Opera News, 5/2009
Madama Butterfly
The success of a Butterfly performance — whether on disc or in the opera house — comes down to the protagonista, who remains onstage almost the entire time, from her entrance on, and never stops singing. Angela Gheorghiu, an exclusive EMI recording artist who has yet to sing Cio-Cio-San onstage, is the prime attraction in this new set, which joins an EMI company catalogue already boasting classic performances starring Maria Callas, Victoria de los Angeles and Renata Scotto.

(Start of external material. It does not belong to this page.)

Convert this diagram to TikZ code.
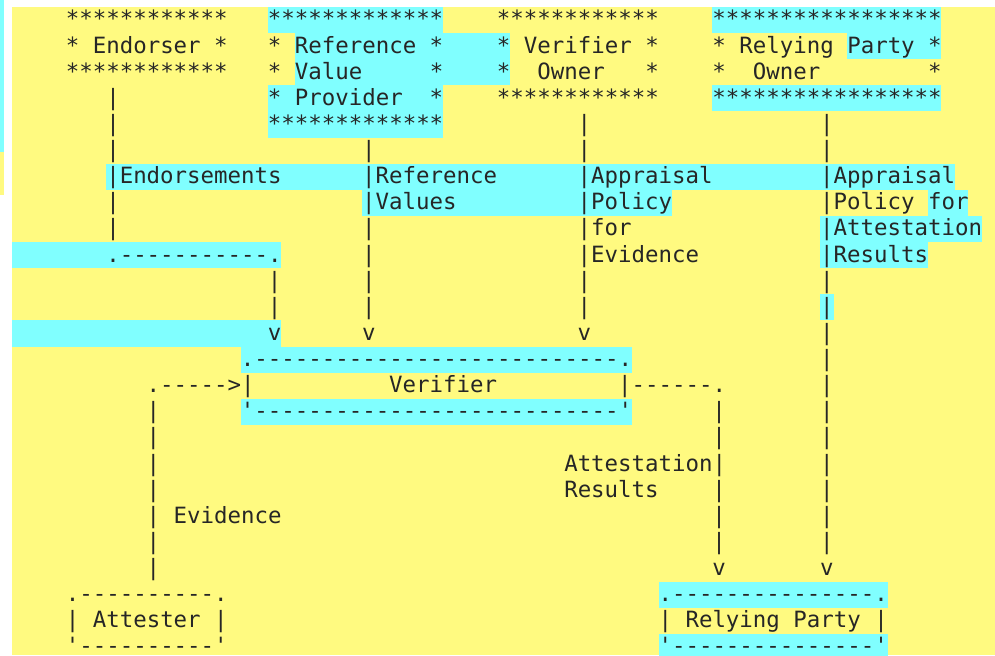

Happily, one can report that Gheorghiu is in excellent voice here, and she finds in this role a congenial persona, one that encourages the best in her singing. One might question Gheorghiu's ability to tackle this part with her rather light instrument, but I don't see it that way. Many light voices have triumphed in this role — among them Scotto, a Gilda and a Lucia; Toti Dal Monte; Licia Albanese; Dorothy Kirsten; and Geraldine Farrar, the first Cio-Cio-San at the Met — but all of these ladies seem to have favored forward vocal production, with vivid word coloration. Gheorghiu's recent Puccini efforts at the Met have been delivered in a voice produced in the back of the throat, with a muffled quality in the middle register and nary a forward vowel. As Cio-Cio-San, Gheorghiu is encouraged to project youth and ingenuousness, and the means by which she achieves this encourage a vocal approach far more suitable to operas of this period, and of Puccini in particular. Words are stressed through the opening of vowels, and line is achieved without the sacrifice of text.

Gheorghiu offers a detailed portrayal, trying to balance a bit of the voce bianca approach with her full, darker sound. She does not make the choice to use a "baby voice" in Act I and then abruptly "mature" after that but remains touchingly delicate for the rest of the opera, her voice only occasionally taking on a darker, more guttural quality. The entrance is beautifully sung, although the optional D-flat is managed successfully rather than floated; "Ieri son salita" is less than hypnotic, but the love duet features many lovely moments. "Un bel dì" is sensitively narrated and superbly vocalized, but "Che tua madre" is a bit short on impact and, like the death scene, could benefit from performing experience in the role. (There are apparently no plans for that.) Still, for a first reading this is a very fine effort.

The supporting cast is strong. Jonas Kaufmann is sensitive to the text and offers abundant musical nuance, but one wishes the tenor had a bit more youthful squillo in his voice: its baritonal quality is at odds with Pinkerton's callow nature and compromises some of the vocal moments that cry out for a tenorial ring. Fabio Capitanucci is a superb Sharpless — stylish, sympathetic and with a handsome sound, dark enough to nearly balance Kaufmann. Enkelejda Shkosa is dramatically alert as Suzuki but sounds somewhat tremulous through much of the role — one that, it must be said, is not the most grateful of "sings" for most mezzos. In the smaller roles, standouts include Gregory Bonfatti, as Goro, and Roberto Valentini, who makes the most of Yamadori's sumptuous lines. Raymond Aceto, a fine bass with a powerful voice, has presence to burn as the Bonze.

Antonio Pappano is a favored collaborator of the diva's, and a musician whose recorded performances are often notable for their excellent pacing and wonderful orchestral color. It's no surprise that the Act II, Scene 2 prelude is stunning. Elsewhere, the maestro draws theatrical colors from the orchestra, balancing the intimate with the showy. Gheorghiu fans will be certain to want this, but the 1966 Scotto set, conducted by John Barbirolli, remains the prime recommendation for those seeking a first Butterfly for their CD collections.